“I'm strong to the finich, cause I eats me spinach.” You know what? Popeye the Sailor Man was onto something.
A word to the wise: Don’t skimp on the spinach. This leafy superfood is loaded with macronutrients, fiber, and protein. Spinach is a low-calorie veggie that’s got the whole alphabet of vitamins under its belt. That’s right—A, K, C, B2, and E are all VIPs. Other notable nutrient mentions include magnesium, calcium, iron, potassium, and folate. So, how exactly can spinach help us?
Getting in Those Greens May:
- Support bone health (calcium and Vitamin K)
- Lower blood pressure (potassium)
- Lead to healthier skin and hair (Vitamin A)
- Protect your eyesight (Vitamin C)
- Fight free radicals (chlorophyll)
- Help with energy levels (fiber and iron)
You may be wondering if it matters how we sneak spinach into our meals. Some people have a handful in their power smoothies, while others sauté it with garlic for the perfect side dish. There isn’t a gigantic nutritional difference between cooked and raw—how you enjoy it mostly depends on what you need in your diet!
What Cooked Spinach Delivers
Whether you’re making a quiche, heating up our Sausage Baked Penne, or stirring some into a stew, spinach makes a welcomed, savory addition. When spinach boils, its high oxaylic acid content begins to break down. When eaten raw, this acid blocks the absorption of iron and calcium. Less oxaylic acid also means no more “spinach teeth,” which is the chalky feeling left after you enjoy it uncooked. Cooking spinach is not only extremely tasty, but totally worth it if you want to squeeze in these nutrients.
Reasons to Eat it Raw
Eating spinach uncooked is excellent for keeping the Vitamin C content intact. A 3.5-ounce serving of fresh spinach has 47% of the suggested daily value. If you sauté it, the amount dips to 16%. Raw spinach also has 49% of the recommended folate intake, but cooks down to 38%. If these are the nutrition stats you’re searching for, swap your regular salad base for spinach, blend it into shakes, or purée the leaves into a fresh pesto. If you pair additional Vitamin C sources (like lemon or orange juice) with your spinach, it can help increase the absorption of iron!

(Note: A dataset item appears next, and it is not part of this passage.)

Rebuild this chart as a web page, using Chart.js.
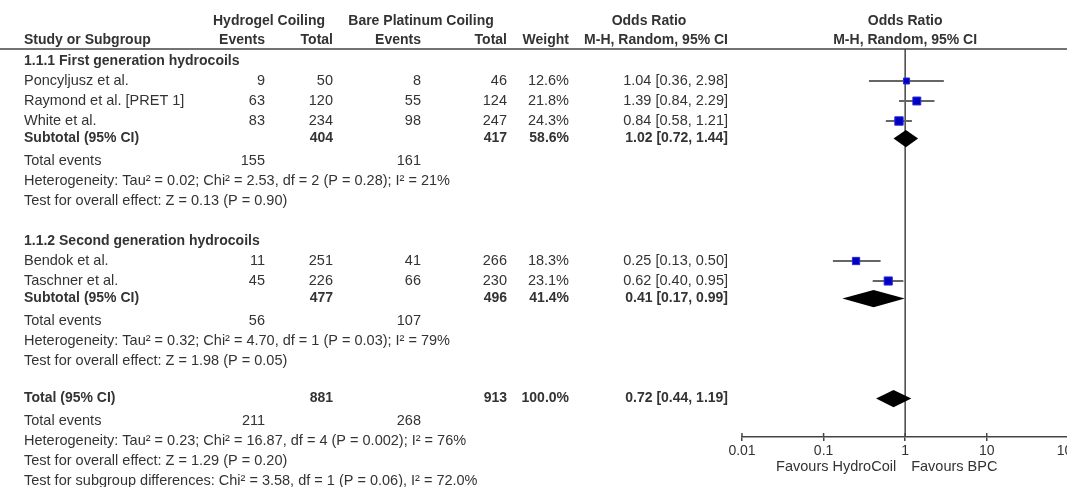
<!DOCTYPE html>
<html>
<head>
<meta charset="utf-8">
<script src="https://cdn.jsdelivr.net/npm/chart.js@4.4.1/dist/chart.umd.min.js"></script>
<style>
  html, body { margin: 0; padding: 0; background: #fff; overflow: hidden; width: 1067px; height: 487px; }
  canvas { display: block; }
</style>
</head>
<body>
<canvas id="forest" width="1082" height="487"></canvas>
<script>
// ---- Study-level data ----
const studies     = ['Poncyljusz et al.', 'Raymond et al. [PRET 1]', 'White et al.', 'Bendok et al.', 'Taschner et al.'];
const hydroEvents = [9, 63, 83, 11, 45];
const hydroTotal  = [50, 120, 234, 251, 226];
const bpcEvents   = [8, 55, 98, 41, 66];
const bpcTotal    = [46, 124, 247, 266, 230];
const weights     = [12.6, 21.8, 24.3, 18.3, 23.1];
const oddsRatio   = [1.04, 1.39, 0.84, 0.25, 0.62];
const ciLow       = [0.36, 0.84, 0.58, 0.13, 0.40];
const ciHigh      = [2.98, 2.29, 1.21, 0.50, 0.95];

// ---- Subgroups ----
const groupTitles    = ['1.1.1 First generation hydrocoils', '1.1.2 Second generation hydrocoils'];
const groupMembers   = [[0, 1, 2], [3, 4]];
const subHydroTotal  = [404, 477];
const subBpcTotal    = [417, 496];
const subWeight      = [58.6, 41.4];
const subOR          = [1.02, 0.41];
const subLow         = [0.72, 0.17];
const subHigh        = [1.44, 0.99];
const subHydroEvents = [155, 56];
const subBpcEvents   = [161, 107];
const subHetero      = ['Tau² = 0.02; Chi² = 2.53, df = 2 (P = 0.28); I² = 21%',
                        'Tau² = 0.32; Chi² = 4.70, df = 1 (P = 0.03); I² = 79%'];
const subEffect      = ['Z = 0.13 (P = 0.90)', 'Z = 1.98 (P = 0.05)'];

// ---- Overall ----
const totHydroTotal  = 881;
const totBpcTotal    = 913;
const totWeight      = 100.0;
const totOR          = 0.72;
const totLow         = 0.44;
const totHigh        = 1.19;
const totHydroEvents = 211;
const totBpcEvents   = 268;
const totHetero      = 'Tau² = 0.23; Chi² = 16.87, df = 4 (P = 0.002); I² = 76%';
const totEffect      = 'Z = 1.29 (P = 0.20)';
const subgroupDiff   = 'Chi² = 3.58, df = 1 (P = 0.06), I² = 72.0%';

// ---- Axis ----
const axisTicks   = [0.01, 0.1, 1, 10, 100];
const favourLeft  = 'Favours HydroCoil';
const favourRight = 'Favours BPC';

// ---- Build the row layout (one row index per line of the table) ----
const fmtCI = (e, l, h) => e.toFixed(2) + ' [' + l.toFixed(2) + ', ' + h.toFixed(2) + ']';
const rows = [];
const studyRow = [];
const diamonds = [];
let r = 0;
groupTitles.forEach((title, g) => {
  rows.push({ row: r++, label: title, bold: true });
  groupMembers[g].forEach(i => {
    studyRow[i] = r;
    rows.push({ row: r++, label: studies[i],
      cells: [hydroEvents[i], hydroTotal[i], bpcEvents[i], bpcTotal[i],
              weights[i].toFixed(1) + '%', fmtCI(oddsRatio[i], ciLow[i], ciHigh[i])] });
  });
  diamonds.push({ row: r - 0.12, est: subOR[g], lo: subLow[g], hi: subHigh[g] });
  rows.push({ row: r++ - 0.12, label: 'Subtotal (95% CI)', bold: true,
    cells: ['', subHydroTotal[g], '', subBpcTotal[g], subWeight[g].toFixed(1) + '%',
            fmtCI(subOR[g], subLow[g], subHigh[g])] });
  rows.push({ row: r++, label: 'Total events', cells: [subHydroEvents[g], '', subBpcEvents[g], '', '', ''] });
  rows.push({ row: r++, label: 'Heterogeneity: ' + subHetero[g] });
  rows.push({ row: r++, label: 'Test for overall effect: ' + subEffect[g] });
  r++; // blank spacer
});
diamonds.push({ row: r - 0.12, est: totOR, lo: totLow, hi: totHigh });
rows.push({ row: r++ - 0.12, label: 'Total (95% CI)', bold: true,
  cells: ['', totHydroTotal, '', totBpcTotal, totWeight.toFixed(1) + '%', fmtCI(totOR, totLow, totHigh)] });
rows.push({ row: r++, label: 'Total events', cells: [totHydroEvents, '', totBpcEvents, '', '', ''] });
rows.push({ row: r++, label: 'Heterogeneity: ' + totHetero });
rows.push({ row: r++, label: 'Test for overall effect: ' + totEffect });
rows.push({ row: r++, label: 'Test for subgroup differences: ' + subgroupDiff });

// ---- Styling / layout constants ----
const FONT = '"Liberation Sans", Arial, sans-serif';
const REG  = '14.5px ' + FONT;
const BOLD = 'bold 14px ' + FONT;
const TEXT = '#333';
const LINE = '#444';
const colLeft  = 24;
const colRight = [265, 333, 421, 507, 569, 728];

const tablePlugin = {
  id: 'forestTable',
  beforeDatasetsDraw(chart) {
    const { ctx, chartArea, scales: { x } } = chart;
    const x1 = x.getPixelForValue(1);
    ctx.save();
    ctx.strokeStyle = LINE;
    ctx.lineWidth = 1.5;
    // line of no effect
    ctx.beginPath();
    ctx.moveTo(x1, chartArea.top);
    ctx.lineTo(x1, chartArea.bottom);
    ctx.stroke();
    // upper half of the axis tick marks
    axisTicks.forEach(v => {
      const px = x.getPixelForValue(v);
      ctx.beginPath();
      ctx.moveTo(px, chartArea.bottom - 4);
      ctx.lineTo(px, chartArea.bottom);
      ctx.stroke();
    });
    ctx.restore();
  },
  afterDatasetsDraw(chart) {
    const { ctx, scales: { x, y } } = chart;
    ctx.save();
    ctx.fillStyle = '#000';
    diamonds.forEach(d => {
      const cy = y.getPixelForValue(d.row);
      const top = y.getPixelForValue(d.row - 0.43);
      const bot = y.getPixelForValue(d.row + 0.43);
      ctx.beginPath();
      ctx.moveTo(x.getPixelForValue(d.lo), cy);
      ctx.lineTo(x.getPixelForValue(d.est), top);
      ctx.lineTo(x.getPixelForValue(d.hi), cy);
      ctx.lineTo(x.getPixelForValue(d.est), bot);
      ctx.closePath();
      ctx.fill();
    });
    ctx.restore();
  },
  afterDraw(chart) {
    const { ctx, chartArea, scales: { x, y } } = chart;
    ctx.save();
    ctx.fillStyle = TEXT;
    ctx.textBaseline = 'middle';

    // Header
    const h1 = y.getPixelForValue(-2);
    const h2 = y.getPixelForValue(-1.05);
    ctx.font = BOLD;
    ctx.textAlign = 'center';
    ctx.fillText('Hydrogel Coiling', 269, h1);
    ctx.fillText('Bare Platinum Coiling', 421, h1);
    ctx.fillText('Odds Ratio', 649, h1);
    ctx.fillText('Odds Ratio', x.getPixelForValue(1), h1);
    ctx.fillText('M-H, Random, 95% CI', x.getPixelForValue(1), h2);
    ctx.textAlign = 'left';
    ctx.fillText('Study or Subgroup', colLeft, h2);
    ctx.textAlign = 'right';
    ['Events', 'Total', 'Events', 'Total', 'Weight', 'M-H, Random, 95% CI'].forEach((t, k) => {
      ctx.fillText(t, colRight[k], h2);
    });

    // Rule under header
    ctx.strokeStyle = LINE;
    ctx.lineWidth = 1.5;
    ctx.beginPath();
    ctx.moveTo(0, chartArea.top);
    ctx.lineTo(chart.width, chartArea.top);
    ctx.stroke();

    // Body rows
    rows.forEach(row => {
      const py = y.getPixelForValue(row.row);
      ctx.font = row.bold ? BOLD : REG;
      ctx.textAlign = 'left';
      ctx.fillText(row.label, colLeft, py);
      if (row.cells) {
        ctx.textAlign = 'right';
        row.cells.forEach((c, k) => {
          if (c !== '') ctx.fillText(String(c), colRight[k], py);
        });
      }
    });

    // Favours labels under the axis
    const x1 = x.getPixelForValue(1);
    const fy = chartArea.bottom + 30;
    ctx.font = REG;
    ctx.textAlign = 'right';
    ctx.fillText(favourLeft, x1 - 9, fy);
    ctx.textAlign = 'left';
    ctx.fillText(favourRight, x1 + 6, fy);
    ctx.restore();
  }
};

const ciDatasets = studies.map((s, i) => ({
  type: 'line',
  label: s + ' CI',
  data: [{ x: ciLow[i], y: studyRow[i] }, { x: ciHigh[i], y: studyRow[i] }],
  borderColor: '#666',
  borderWidth: 2,
  pointRadius: 0,
  fill: false,
  order: 2
}));

const pointDataset = {
  type: 'scatter',
  label: 'Odds ratio',
  data: studies.map((s, i) => ({ x: oddsRatio[i], y: studyRow[i] })),
  pointStyle: 'rect',
  pointRadius: weights.map(w => 1.2 * Math.sqrt(w)),
  backgroundColor: '#0000c4',
  borderColor: '#2a2ad8',
  borderWidth: 1,
  order: 1
};

new Chart(document.getElementById('forest'), {
  type: 'scatter',
  data: { datasets: [...ciDatasets, pointDataset] },
  options: {
    responsive: false,
    animation: false,
    devicePixelRatio: 1,
    layout: { padding: { left: 742, right: 12, top: 49, bottom: 0 } },
    plugins: { legend: { display: false }, tooltip: { enabled: false } },
    scales: {
      x: {
        type: 'logarithmic',
        min: 0.01,
        max: 100,
        afterBuildTicks: s => { s.ticks = axisTicks.map(v => ({ value: v })); },
        afterFit: s => { s.height = 50; },
        ticks: {
          autoSkip: false,
          maxRotation: 0,
          color: TEXT,
          padding: 2,
          font: { family: FONT, size: 14 },
          callback: v => String(v)
        },
        grid: { display: true, drawOnChartArea: false, drawTicks: true, tickLength: 4, color: LINE, lineWidth: 1.5 },
        border: { display: true, color: LINE, width: 1.5 }
      },
      y: {
        type: 'linear',
        display: false,
        reverse: true,
        min: -0.6,
        max: 18.8
      }
    }
  },
  plugins: [tablePlugin]
});
</script>
</body>
</html>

Spinach just might be the superhero of any meal. If you’re on the hunt for a hearty veg packed with vitamins and minerals, you should probably add this leafy green to your plate. Scramble it with your breakfast eggs, sprinkle some on your sandwich, or have it in cheesy creamed spinach. (Pro tip: Try out a super buttery version in our Chicken Cordon Bleu)!